Reproduce, please, the span of lines beginning at the line with "Emit a Python" and ending at the line with "latino = [34, 39, 50, 55, 58]", inclusive, minus any pictures.

>> Begin

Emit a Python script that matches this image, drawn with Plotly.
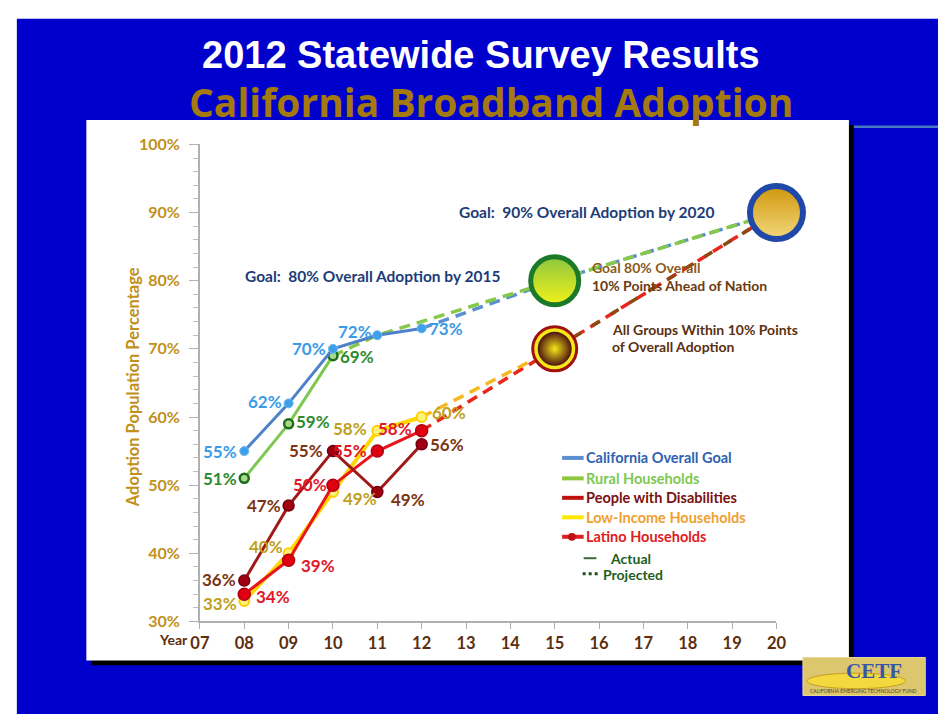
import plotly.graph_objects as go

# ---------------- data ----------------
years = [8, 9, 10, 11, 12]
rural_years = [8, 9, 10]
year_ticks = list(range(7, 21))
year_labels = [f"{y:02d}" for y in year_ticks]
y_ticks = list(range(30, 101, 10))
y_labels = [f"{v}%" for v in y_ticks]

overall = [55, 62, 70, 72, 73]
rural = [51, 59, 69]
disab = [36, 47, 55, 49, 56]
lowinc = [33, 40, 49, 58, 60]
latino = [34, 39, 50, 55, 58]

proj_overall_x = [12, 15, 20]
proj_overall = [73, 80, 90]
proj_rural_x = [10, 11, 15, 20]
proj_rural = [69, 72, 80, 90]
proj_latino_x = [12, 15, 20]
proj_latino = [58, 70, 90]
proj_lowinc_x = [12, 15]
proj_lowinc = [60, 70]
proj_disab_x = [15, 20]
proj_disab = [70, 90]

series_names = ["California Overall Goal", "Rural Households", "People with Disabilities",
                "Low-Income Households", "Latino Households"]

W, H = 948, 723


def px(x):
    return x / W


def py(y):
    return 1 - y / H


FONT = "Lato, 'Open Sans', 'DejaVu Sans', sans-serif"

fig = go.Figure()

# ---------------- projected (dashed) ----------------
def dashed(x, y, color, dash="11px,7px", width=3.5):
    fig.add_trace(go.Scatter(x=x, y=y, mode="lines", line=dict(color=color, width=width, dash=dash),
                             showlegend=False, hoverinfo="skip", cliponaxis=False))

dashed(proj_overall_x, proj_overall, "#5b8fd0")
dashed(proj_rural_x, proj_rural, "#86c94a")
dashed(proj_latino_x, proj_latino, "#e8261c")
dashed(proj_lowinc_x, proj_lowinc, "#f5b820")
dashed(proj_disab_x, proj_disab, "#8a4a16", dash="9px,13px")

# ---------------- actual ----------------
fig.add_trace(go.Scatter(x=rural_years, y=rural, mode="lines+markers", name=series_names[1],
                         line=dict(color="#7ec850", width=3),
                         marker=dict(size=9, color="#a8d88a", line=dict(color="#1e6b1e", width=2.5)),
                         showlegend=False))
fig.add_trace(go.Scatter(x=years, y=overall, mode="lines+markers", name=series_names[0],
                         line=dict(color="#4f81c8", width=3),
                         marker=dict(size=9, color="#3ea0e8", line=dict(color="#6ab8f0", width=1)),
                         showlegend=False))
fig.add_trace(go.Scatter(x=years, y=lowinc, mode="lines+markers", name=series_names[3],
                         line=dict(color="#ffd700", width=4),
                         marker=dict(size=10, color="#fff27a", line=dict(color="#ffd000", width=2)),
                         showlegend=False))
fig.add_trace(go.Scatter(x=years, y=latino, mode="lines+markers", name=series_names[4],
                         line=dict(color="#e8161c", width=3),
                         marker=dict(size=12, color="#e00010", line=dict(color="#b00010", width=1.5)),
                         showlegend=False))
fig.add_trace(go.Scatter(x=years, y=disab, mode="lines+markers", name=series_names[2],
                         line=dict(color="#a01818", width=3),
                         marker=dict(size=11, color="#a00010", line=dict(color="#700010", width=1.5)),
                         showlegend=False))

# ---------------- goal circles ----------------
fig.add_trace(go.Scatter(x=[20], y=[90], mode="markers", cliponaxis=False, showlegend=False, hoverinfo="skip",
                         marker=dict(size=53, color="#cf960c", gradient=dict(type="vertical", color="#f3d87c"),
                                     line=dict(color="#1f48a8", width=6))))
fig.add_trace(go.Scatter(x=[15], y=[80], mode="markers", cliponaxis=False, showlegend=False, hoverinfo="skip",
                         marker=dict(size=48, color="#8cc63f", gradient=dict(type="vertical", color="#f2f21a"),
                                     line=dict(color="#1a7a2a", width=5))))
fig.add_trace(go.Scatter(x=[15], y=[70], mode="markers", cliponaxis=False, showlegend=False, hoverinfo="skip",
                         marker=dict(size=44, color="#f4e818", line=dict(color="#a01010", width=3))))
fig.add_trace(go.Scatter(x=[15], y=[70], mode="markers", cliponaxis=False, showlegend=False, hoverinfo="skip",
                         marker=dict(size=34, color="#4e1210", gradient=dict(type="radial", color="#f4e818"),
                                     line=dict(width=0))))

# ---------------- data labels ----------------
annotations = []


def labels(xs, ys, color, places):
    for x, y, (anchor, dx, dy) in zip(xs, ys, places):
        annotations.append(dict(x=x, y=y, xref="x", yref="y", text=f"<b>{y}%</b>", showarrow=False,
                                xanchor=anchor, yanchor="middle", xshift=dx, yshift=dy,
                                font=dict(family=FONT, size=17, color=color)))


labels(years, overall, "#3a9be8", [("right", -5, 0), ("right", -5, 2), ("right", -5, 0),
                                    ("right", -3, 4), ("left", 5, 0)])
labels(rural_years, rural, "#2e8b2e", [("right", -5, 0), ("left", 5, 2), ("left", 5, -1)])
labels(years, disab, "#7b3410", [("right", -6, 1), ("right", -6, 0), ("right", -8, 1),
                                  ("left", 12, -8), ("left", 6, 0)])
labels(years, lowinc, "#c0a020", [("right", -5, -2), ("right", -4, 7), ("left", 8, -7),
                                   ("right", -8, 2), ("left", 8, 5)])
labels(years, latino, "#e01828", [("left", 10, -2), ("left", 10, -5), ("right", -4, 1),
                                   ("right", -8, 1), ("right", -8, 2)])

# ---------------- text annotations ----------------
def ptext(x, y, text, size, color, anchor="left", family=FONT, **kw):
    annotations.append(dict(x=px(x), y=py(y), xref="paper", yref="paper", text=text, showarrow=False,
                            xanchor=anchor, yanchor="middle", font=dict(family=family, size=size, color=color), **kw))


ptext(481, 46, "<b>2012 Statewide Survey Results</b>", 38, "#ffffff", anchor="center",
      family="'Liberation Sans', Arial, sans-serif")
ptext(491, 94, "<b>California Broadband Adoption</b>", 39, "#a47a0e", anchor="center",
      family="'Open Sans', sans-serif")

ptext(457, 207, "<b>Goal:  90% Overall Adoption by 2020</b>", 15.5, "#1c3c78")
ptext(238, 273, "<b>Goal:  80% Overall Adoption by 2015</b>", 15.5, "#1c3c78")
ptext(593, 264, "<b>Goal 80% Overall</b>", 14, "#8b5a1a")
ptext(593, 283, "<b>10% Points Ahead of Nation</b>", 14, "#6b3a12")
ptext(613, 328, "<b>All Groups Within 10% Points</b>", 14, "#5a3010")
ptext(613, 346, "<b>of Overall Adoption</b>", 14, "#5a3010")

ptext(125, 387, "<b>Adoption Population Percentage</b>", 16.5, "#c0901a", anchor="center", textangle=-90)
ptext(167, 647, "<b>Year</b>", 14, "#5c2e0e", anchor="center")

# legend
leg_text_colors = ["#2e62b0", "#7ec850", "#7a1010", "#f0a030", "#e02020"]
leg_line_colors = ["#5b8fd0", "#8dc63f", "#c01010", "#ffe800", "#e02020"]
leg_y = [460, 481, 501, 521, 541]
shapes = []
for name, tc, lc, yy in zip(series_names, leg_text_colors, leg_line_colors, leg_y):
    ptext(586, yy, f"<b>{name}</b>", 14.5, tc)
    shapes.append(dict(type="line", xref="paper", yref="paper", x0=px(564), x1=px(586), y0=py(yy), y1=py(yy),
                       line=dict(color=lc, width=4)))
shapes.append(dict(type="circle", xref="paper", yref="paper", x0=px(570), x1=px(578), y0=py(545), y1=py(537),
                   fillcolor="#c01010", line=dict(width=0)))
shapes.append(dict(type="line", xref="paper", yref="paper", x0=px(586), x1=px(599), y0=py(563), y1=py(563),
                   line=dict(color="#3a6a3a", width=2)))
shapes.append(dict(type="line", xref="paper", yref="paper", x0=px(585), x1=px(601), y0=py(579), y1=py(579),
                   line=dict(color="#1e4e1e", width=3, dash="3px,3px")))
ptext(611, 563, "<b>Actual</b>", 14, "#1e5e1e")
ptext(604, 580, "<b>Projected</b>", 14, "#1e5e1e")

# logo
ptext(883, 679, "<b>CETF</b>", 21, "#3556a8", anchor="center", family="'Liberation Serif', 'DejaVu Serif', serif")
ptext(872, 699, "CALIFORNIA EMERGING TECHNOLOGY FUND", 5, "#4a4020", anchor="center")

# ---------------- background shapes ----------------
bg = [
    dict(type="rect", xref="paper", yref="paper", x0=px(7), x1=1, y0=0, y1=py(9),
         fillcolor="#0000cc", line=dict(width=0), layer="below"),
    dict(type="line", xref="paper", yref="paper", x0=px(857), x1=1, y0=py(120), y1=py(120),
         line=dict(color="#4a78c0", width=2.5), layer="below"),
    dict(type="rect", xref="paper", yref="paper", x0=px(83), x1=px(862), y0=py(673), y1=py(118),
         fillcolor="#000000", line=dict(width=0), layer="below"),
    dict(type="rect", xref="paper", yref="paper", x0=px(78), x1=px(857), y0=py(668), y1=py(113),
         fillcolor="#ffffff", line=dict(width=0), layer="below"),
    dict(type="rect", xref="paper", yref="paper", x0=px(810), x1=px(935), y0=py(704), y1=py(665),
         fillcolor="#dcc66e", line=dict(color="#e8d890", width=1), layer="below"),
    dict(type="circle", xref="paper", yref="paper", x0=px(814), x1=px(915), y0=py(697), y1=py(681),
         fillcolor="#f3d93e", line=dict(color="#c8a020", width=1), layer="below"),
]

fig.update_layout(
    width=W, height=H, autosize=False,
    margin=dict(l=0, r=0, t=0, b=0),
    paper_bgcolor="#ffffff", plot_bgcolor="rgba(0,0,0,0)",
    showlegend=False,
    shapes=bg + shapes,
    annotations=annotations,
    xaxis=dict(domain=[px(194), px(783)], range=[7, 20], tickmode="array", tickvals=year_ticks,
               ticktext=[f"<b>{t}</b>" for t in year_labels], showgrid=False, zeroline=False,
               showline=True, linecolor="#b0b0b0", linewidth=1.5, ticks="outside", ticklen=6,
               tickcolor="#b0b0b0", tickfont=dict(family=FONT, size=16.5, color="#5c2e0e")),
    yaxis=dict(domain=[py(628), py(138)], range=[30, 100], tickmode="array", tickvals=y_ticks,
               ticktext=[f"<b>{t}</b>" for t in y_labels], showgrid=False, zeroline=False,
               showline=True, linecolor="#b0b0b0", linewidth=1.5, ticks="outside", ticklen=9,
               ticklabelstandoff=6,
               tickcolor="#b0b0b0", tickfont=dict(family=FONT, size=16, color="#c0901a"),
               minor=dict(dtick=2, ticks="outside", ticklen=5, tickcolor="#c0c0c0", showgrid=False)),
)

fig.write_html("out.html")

>> End
>> Begin

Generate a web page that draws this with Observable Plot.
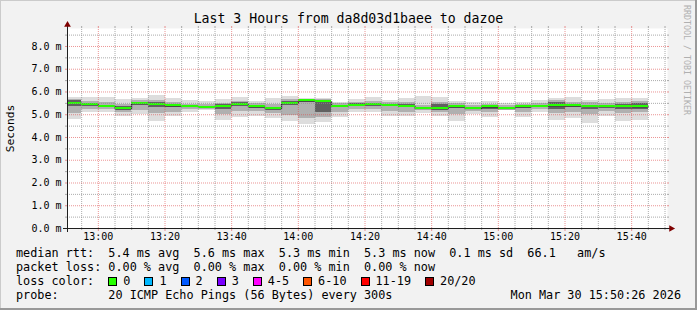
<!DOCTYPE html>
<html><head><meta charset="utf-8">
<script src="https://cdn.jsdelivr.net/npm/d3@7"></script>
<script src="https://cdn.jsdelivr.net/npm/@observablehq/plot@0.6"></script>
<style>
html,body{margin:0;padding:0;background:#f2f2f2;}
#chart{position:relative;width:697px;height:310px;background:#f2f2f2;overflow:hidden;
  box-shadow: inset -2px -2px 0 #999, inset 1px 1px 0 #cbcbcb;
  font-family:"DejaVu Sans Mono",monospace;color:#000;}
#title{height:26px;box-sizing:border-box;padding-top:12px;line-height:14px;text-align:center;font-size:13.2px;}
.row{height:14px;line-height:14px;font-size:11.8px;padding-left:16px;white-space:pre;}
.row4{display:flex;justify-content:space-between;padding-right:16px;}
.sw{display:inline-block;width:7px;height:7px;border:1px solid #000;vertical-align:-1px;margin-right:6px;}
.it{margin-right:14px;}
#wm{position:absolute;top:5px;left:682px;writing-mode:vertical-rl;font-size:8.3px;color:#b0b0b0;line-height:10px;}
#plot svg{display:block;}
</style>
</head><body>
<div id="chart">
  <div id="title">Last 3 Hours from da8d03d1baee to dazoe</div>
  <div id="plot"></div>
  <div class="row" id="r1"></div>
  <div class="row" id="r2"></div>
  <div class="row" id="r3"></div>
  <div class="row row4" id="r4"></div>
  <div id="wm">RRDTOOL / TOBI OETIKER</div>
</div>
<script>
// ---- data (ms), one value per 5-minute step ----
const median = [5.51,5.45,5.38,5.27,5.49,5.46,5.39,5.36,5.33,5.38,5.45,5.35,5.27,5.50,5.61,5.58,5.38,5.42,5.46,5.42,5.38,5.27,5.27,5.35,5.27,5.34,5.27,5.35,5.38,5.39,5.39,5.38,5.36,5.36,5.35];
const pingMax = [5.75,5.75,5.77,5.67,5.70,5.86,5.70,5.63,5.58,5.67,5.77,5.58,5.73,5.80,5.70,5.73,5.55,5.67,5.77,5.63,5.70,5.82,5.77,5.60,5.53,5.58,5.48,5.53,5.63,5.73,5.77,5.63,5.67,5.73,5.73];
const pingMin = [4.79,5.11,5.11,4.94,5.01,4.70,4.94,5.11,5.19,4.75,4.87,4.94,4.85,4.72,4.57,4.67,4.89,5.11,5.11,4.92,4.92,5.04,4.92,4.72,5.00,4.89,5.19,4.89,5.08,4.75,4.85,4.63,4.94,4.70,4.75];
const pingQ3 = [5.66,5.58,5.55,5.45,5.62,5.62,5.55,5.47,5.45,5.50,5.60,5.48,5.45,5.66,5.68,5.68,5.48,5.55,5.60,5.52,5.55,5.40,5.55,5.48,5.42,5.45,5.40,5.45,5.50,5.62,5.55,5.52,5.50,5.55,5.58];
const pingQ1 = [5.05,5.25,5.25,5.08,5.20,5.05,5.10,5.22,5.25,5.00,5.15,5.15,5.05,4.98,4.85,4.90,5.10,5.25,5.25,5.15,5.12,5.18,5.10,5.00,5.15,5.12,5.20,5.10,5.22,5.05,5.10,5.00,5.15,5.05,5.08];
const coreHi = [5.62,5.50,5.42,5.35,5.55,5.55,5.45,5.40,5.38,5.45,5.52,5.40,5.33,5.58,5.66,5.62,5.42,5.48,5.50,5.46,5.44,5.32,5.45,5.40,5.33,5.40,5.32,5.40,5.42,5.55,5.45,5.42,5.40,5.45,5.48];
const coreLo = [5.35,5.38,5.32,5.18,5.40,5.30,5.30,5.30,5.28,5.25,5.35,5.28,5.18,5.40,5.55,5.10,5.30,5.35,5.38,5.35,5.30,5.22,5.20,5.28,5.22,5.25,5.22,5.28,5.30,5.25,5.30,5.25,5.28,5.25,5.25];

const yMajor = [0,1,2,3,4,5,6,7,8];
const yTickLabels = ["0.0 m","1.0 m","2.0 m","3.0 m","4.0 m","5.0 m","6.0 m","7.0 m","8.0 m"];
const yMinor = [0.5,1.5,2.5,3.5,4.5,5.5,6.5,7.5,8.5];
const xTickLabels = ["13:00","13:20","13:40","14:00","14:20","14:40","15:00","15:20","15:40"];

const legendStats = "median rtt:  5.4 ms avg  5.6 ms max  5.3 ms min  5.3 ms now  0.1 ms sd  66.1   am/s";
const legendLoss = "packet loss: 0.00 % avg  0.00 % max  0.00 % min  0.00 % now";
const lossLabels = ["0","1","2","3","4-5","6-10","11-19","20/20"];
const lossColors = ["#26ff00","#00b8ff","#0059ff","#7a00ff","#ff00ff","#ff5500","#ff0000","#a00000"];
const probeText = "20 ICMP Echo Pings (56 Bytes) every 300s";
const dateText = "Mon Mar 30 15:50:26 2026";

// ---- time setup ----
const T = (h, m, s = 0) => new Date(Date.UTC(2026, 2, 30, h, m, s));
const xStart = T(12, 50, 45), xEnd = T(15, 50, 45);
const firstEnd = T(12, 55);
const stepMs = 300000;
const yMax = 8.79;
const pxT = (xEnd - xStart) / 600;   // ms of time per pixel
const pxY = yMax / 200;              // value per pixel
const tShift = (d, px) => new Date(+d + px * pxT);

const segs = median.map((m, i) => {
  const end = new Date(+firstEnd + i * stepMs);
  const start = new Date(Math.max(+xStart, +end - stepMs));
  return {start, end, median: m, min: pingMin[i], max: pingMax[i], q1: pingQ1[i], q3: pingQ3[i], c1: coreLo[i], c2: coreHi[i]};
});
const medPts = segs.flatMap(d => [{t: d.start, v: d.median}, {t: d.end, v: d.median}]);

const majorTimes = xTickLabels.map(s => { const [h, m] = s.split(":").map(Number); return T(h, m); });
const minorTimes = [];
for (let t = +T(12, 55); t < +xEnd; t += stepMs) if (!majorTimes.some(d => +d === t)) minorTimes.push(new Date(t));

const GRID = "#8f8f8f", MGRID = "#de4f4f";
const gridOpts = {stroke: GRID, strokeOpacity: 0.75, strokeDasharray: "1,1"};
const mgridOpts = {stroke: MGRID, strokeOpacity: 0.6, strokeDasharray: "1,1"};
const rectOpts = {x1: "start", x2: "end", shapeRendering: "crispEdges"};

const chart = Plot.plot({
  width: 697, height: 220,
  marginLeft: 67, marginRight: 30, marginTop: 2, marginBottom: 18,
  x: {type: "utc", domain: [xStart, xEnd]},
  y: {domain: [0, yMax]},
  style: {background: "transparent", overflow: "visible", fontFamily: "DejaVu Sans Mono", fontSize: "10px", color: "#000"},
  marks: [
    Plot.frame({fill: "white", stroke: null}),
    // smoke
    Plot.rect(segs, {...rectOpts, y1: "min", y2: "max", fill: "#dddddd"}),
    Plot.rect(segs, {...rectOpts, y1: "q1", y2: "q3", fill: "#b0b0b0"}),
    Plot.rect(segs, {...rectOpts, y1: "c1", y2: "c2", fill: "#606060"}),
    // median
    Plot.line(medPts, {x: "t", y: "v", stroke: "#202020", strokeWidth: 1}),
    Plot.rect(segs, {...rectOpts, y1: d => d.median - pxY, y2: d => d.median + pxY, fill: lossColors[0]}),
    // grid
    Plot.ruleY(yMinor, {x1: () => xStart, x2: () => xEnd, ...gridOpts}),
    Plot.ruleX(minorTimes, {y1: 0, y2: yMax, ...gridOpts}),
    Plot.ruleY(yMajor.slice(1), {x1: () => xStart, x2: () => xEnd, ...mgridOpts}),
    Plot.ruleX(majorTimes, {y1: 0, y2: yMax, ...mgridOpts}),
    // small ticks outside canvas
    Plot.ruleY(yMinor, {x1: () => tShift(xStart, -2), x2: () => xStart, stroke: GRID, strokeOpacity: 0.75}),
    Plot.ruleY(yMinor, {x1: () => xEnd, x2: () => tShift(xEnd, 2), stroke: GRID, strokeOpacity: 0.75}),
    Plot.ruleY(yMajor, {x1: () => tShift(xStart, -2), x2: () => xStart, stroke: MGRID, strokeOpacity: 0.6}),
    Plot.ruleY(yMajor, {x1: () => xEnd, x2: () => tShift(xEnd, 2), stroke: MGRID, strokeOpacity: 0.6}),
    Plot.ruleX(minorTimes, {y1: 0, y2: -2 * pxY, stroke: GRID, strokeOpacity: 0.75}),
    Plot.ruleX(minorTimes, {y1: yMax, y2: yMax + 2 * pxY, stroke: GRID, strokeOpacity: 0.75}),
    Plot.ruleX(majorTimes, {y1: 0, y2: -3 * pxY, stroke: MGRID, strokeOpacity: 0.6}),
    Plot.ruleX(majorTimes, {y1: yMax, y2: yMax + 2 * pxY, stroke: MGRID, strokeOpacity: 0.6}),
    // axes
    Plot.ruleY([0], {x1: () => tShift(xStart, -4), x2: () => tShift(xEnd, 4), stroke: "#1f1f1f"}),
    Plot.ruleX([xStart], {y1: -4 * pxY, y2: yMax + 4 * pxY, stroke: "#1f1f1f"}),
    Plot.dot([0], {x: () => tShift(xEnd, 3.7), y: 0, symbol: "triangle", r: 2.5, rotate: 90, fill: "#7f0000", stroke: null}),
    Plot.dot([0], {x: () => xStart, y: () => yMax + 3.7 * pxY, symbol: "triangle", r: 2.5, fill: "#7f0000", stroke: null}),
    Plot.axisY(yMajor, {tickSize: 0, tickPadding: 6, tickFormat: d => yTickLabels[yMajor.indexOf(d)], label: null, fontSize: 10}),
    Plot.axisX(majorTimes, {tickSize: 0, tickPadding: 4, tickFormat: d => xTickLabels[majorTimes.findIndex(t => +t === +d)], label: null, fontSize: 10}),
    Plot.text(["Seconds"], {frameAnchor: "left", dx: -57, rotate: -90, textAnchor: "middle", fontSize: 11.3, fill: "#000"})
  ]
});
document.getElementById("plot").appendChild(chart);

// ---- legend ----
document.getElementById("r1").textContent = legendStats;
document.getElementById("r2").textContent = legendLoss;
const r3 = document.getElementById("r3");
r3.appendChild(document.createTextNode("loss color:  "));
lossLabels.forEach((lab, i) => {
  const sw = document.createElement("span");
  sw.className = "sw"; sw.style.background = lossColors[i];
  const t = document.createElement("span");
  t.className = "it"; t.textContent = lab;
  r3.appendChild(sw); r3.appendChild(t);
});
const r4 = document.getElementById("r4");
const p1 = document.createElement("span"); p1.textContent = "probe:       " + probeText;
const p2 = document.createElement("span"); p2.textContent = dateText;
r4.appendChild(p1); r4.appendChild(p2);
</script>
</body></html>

>> End

→ **Solution**:
Emit a Python script that matches this image, drawn with Plotly.
import plotly.graph_objects as go

# ---------------- data ----------------
years = [8, 9, 10, 11, 12]
rural_years = [8, 9, 10]
year_ticks = list(range(7, 21))
year_labels = [f"{y:02d}" for y in year_ticks]
y_ticks = list(range(30, 101, 10))
y_labels = [f"{v}%" for v in y_ticks]

overall = [55, 62, 70, 72, 73]
rural = [51, 59, 69]
disab = [36, 47, 55, 49, 56]
lowinc = [33, 40, 49, 58, 60]
latino = [34, 39, 50, 55, 58]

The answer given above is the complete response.